The perpetuation of Sinhala-Buddhist communal ideology by the Sri Lankan state and civil society led to the ethno-religious conflict between the Sri Lankan state and the Tamils. The communal ideology also led to the victimisation of the Sri Lankan Muslims by both the Tamils and the Sinhalas. Religion, thus, has been a major factor in the destabilisation of the polity and social fabric of Sri Lanka.
The modernisation process in Bhutan led to the precipitation of ethno-religious conflict on a massive scale. The conflict between the Bhutanese state, dominated by the Ngalongs (Mahayana Buddhists), and the Lhotshampas (people of Nepali origin who are mainly Hindus) escalated. The state-sponsored ethno-religious conflict led to the expulsion of more than one lakh Lhotshampas from Bhutan.
The situation in Bangladesh is also reflective of the general South Asian pattern of majority-minority conflict. The religious minorities in Bangladesh mainly consist of Hindus and Buddhists. The radicalisation of Islam has created many problems for the Hindus and the Buddhists, who are mainly tribals residing in the Chittagong Hill Tracts. For long, the tribals of Chittagong waged an armed struggle against the Bangladesh state in order to protect their culture and religion.

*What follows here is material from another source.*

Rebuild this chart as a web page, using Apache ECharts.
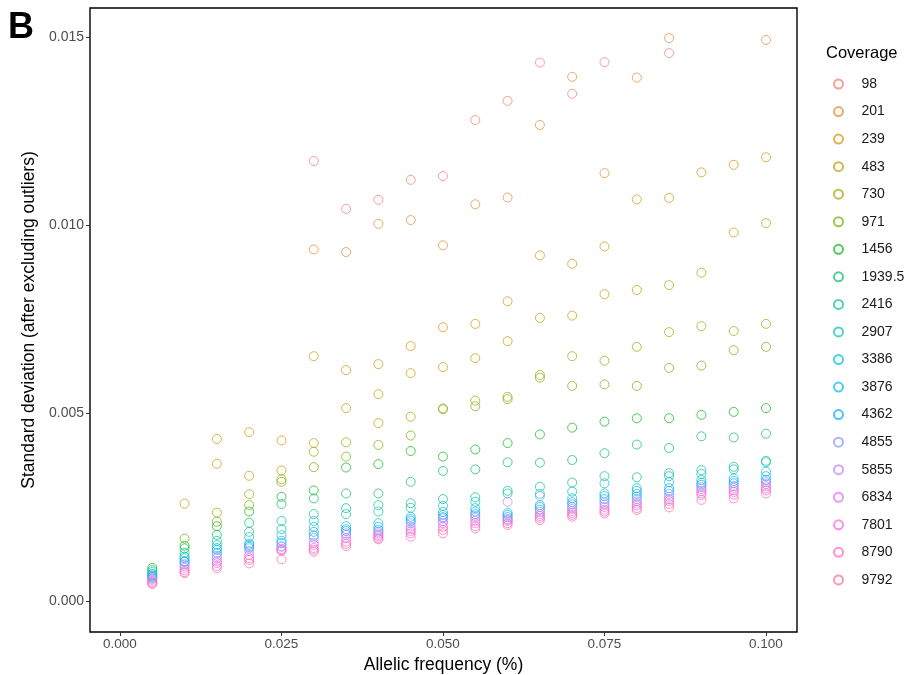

Islamisation, assertive Hindu nationalism, and now Talibanisation stand in the way of the creation of modern South Asian states in search of peace, progress, and prosperity. The promotion of exclusive religious nationalism has divided the people and states. It has retarded growth and development and inhibited people from achieving their full potential. South Asia’s religious diversity and its pluralist nature of society need to be protected. Religions can coexist harmoniously, as they have done historically. But the politicisation and radicalisation of religion are leading to greater communalisation of society and increasing the divide among religious communities. This has only weakened the state and nation-building process in South Asia. Time has now come to come together, find common ground, and aim for prosperity.